SET PROBLEM -
Please write out the lines of the data exactly, beginning with the first and ending with the line containing "const propTicks = [0, 0.2, 0.4, 0.6, 0.8, 1.0];"; leave the pictures behind.

··········

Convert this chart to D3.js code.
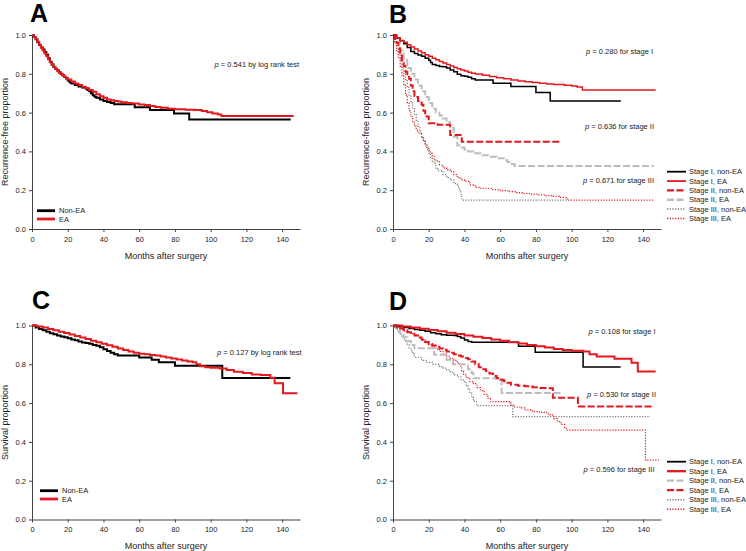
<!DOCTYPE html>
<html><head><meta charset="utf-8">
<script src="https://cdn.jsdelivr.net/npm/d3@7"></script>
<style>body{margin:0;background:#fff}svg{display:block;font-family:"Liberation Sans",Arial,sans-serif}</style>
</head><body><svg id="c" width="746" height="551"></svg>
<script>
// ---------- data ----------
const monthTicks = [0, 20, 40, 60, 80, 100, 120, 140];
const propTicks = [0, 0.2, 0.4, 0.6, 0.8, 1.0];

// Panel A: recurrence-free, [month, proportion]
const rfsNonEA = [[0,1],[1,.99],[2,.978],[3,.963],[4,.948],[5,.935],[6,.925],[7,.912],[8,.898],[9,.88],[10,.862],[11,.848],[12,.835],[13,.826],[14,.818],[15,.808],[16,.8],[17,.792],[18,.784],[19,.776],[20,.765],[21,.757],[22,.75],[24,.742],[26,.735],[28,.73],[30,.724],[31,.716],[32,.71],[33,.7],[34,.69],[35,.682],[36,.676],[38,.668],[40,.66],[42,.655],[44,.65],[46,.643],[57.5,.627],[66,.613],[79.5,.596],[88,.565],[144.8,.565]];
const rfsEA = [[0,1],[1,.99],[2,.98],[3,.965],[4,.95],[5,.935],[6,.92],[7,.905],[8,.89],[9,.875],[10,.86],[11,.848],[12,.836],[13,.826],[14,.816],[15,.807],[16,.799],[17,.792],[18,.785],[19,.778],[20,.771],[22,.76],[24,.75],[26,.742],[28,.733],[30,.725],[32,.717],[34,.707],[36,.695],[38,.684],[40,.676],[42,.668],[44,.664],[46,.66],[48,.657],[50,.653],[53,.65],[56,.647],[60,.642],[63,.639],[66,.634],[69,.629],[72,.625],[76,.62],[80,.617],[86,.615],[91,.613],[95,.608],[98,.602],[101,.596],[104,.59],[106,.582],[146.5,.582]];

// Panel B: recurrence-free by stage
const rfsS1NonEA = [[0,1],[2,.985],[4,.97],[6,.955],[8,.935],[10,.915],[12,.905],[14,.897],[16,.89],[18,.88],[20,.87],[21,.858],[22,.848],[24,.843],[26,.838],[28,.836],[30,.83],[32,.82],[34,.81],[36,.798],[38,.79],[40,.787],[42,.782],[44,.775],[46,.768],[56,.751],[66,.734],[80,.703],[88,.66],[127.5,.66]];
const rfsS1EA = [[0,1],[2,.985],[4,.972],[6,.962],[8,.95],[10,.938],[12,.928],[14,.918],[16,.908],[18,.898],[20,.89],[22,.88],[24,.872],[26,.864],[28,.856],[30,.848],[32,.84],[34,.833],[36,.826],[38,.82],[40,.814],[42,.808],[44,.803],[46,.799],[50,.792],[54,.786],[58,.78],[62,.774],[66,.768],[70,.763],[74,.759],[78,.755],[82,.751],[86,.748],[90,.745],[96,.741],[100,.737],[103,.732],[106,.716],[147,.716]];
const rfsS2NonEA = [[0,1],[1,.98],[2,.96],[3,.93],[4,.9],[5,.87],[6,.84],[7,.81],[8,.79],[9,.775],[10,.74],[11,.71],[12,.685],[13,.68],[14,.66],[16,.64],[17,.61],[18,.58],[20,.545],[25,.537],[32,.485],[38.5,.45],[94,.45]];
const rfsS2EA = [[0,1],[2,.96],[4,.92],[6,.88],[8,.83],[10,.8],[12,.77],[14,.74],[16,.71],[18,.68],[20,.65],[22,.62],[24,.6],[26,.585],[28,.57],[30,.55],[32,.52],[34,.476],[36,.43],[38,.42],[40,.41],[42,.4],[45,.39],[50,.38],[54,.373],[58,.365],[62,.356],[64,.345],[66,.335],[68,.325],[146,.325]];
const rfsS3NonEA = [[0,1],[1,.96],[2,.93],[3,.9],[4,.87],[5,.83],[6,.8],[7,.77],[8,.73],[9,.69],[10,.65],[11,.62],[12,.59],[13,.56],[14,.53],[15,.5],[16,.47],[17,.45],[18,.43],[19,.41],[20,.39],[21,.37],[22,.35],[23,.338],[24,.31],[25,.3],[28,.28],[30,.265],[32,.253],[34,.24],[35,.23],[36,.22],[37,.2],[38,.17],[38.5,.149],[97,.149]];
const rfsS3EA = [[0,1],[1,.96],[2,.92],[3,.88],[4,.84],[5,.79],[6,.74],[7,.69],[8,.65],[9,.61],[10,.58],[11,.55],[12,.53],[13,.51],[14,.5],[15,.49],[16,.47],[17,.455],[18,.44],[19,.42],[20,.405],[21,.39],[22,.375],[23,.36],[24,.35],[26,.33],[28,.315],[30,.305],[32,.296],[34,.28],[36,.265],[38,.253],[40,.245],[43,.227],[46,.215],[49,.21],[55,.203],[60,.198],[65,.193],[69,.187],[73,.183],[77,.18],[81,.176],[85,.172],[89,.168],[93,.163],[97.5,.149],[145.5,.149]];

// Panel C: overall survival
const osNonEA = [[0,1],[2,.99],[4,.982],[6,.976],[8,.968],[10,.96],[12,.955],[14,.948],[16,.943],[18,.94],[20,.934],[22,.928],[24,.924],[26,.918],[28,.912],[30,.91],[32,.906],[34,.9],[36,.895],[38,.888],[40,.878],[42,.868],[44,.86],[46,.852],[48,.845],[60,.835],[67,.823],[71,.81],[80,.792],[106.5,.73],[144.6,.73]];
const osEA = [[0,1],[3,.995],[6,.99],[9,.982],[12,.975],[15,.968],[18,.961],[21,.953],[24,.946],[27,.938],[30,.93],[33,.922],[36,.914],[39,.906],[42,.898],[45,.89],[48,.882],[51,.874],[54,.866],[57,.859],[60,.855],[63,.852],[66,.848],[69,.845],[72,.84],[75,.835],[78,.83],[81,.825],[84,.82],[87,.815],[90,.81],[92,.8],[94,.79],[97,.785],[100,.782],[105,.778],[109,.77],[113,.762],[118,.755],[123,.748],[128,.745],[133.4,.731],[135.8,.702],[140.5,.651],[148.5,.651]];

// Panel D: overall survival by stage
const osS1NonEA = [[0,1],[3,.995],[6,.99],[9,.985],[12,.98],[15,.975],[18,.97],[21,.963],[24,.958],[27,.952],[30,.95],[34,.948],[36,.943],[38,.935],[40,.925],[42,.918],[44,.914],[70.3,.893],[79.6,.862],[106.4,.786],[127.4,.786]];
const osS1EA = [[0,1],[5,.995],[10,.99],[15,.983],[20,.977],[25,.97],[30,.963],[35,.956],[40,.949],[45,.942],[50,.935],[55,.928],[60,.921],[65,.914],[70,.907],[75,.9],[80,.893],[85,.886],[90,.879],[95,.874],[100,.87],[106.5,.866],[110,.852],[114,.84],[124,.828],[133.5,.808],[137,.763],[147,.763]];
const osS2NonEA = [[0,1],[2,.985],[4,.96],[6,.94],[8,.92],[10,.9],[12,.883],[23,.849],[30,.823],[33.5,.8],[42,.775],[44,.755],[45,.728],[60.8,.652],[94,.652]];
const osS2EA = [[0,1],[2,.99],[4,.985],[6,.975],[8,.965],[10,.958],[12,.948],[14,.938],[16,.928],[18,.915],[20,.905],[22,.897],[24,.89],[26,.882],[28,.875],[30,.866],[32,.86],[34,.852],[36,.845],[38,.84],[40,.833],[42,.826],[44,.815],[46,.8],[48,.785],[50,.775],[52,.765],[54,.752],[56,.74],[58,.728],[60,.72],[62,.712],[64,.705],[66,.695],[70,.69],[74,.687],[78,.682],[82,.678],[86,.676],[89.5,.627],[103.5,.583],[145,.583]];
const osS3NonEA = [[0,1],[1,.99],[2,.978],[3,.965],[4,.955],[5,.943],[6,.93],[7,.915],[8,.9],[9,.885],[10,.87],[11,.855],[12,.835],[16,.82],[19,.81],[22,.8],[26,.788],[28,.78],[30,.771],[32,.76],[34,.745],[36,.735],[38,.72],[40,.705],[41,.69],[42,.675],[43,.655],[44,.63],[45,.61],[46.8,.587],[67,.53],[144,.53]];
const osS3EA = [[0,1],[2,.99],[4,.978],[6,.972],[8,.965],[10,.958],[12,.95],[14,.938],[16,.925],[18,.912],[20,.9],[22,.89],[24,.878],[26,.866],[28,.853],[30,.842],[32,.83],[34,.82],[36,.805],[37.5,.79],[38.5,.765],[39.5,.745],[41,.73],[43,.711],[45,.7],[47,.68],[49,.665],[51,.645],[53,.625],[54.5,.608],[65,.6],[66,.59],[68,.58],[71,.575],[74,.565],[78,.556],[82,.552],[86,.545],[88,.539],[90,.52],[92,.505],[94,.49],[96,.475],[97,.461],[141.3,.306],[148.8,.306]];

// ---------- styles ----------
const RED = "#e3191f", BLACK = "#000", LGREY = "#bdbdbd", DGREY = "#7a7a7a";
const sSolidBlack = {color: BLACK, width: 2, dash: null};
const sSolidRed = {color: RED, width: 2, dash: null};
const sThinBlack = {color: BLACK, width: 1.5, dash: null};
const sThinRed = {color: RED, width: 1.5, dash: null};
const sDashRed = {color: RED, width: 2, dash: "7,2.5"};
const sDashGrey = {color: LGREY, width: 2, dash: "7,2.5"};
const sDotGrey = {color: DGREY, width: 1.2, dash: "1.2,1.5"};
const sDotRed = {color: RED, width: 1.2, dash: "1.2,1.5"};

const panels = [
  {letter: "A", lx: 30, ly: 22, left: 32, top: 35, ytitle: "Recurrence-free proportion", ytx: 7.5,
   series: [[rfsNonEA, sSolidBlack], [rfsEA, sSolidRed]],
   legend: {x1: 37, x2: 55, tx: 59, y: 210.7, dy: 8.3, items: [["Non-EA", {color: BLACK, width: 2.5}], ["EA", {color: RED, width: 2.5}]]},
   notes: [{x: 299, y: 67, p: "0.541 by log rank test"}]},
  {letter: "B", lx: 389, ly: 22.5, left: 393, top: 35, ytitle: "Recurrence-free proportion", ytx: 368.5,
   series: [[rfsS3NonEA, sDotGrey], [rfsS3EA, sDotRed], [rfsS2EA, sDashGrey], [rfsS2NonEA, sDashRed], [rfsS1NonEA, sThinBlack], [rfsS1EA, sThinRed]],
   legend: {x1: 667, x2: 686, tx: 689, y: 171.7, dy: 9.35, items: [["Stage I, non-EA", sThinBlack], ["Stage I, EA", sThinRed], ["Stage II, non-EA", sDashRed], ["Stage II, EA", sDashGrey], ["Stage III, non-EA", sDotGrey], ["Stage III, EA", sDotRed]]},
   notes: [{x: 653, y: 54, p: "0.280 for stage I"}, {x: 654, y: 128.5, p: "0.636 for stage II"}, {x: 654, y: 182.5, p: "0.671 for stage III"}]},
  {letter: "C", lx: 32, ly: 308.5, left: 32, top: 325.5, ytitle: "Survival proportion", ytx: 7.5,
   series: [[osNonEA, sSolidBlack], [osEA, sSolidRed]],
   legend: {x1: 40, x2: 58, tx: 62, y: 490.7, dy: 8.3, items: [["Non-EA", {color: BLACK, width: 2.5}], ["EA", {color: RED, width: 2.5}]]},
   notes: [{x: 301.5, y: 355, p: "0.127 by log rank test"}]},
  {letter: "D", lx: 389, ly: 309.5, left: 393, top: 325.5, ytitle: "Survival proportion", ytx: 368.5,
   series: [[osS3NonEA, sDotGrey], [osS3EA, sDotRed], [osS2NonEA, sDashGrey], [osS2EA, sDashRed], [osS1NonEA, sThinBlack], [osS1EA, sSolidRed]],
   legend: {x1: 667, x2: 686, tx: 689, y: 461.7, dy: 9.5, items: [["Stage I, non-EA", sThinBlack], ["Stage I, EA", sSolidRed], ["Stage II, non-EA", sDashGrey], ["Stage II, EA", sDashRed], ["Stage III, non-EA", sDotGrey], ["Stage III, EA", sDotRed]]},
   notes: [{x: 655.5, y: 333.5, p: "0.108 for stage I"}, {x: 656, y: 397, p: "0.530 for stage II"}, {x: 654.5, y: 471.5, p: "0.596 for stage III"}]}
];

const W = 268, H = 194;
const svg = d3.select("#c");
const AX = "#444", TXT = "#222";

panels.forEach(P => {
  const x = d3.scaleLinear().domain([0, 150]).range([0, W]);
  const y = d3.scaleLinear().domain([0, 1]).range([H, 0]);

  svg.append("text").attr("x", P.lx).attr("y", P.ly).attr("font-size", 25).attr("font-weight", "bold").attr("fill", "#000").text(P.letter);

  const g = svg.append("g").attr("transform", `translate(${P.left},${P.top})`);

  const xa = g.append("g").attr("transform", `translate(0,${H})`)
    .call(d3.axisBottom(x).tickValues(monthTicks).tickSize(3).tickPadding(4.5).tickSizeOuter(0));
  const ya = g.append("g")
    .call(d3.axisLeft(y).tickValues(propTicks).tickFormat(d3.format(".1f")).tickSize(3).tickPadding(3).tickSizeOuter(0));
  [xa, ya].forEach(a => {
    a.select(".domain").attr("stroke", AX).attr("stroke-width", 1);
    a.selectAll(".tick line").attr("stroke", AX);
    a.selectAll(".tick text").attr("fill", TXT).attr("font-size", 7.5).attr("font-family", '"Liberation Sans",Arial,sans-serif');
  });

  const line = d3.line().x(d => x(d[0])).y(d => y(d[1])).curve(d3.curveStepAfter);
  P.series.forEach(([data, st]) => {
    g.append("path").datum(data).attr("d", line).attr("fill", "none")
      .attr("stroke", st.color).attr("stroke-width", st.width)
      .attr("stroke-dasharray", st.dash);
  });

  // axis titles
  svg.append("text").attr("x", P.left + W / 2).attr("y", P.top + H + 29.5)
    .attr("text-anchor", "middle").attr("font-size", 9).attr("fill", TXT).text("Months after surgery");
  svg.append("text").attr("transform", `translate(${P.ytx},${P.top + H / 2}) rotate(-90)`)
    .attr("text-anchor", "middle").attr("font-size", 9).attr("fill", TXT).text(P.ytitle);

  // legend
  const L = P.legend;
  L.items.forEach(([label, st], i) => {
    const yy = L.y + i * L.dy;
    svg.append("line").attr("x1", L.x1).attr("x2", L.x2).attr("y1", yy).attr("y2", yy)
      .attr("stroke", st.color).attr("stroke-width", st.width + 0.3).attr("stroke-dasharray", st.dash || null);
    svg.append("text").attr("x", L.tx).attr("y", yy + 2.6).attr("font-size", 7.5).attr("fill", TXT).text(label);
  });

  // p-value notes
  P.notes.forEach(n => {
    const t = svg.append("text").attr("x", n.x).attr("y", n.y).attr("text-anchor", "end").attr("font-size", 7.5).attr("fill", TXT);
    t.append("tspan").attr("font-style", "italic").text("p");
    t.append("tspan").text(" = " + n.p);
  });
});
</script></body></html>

··········

TASK OUTPUT -
Convert this chart to D3.js code.
<!DOCTYPE html>
<html><head><meta charset="utf-8">
<script src="https://cdn.jsdelivr.net/npm/d3@7"></script>
<style>body{margin:0;background:#fff}svg{display:block;font-family:"Liberation Sans",Arial,sans-serif}</style>
</head><body><svg id="c" width="746" height="551"></svg>
<script>
// ---------- data ----------
const monthTicks = [0, 20, 40, 60, 80, 100, 120, 140];
const propTicks = [0, 0.2, 0.4, 0.6, 0.8, 1.0];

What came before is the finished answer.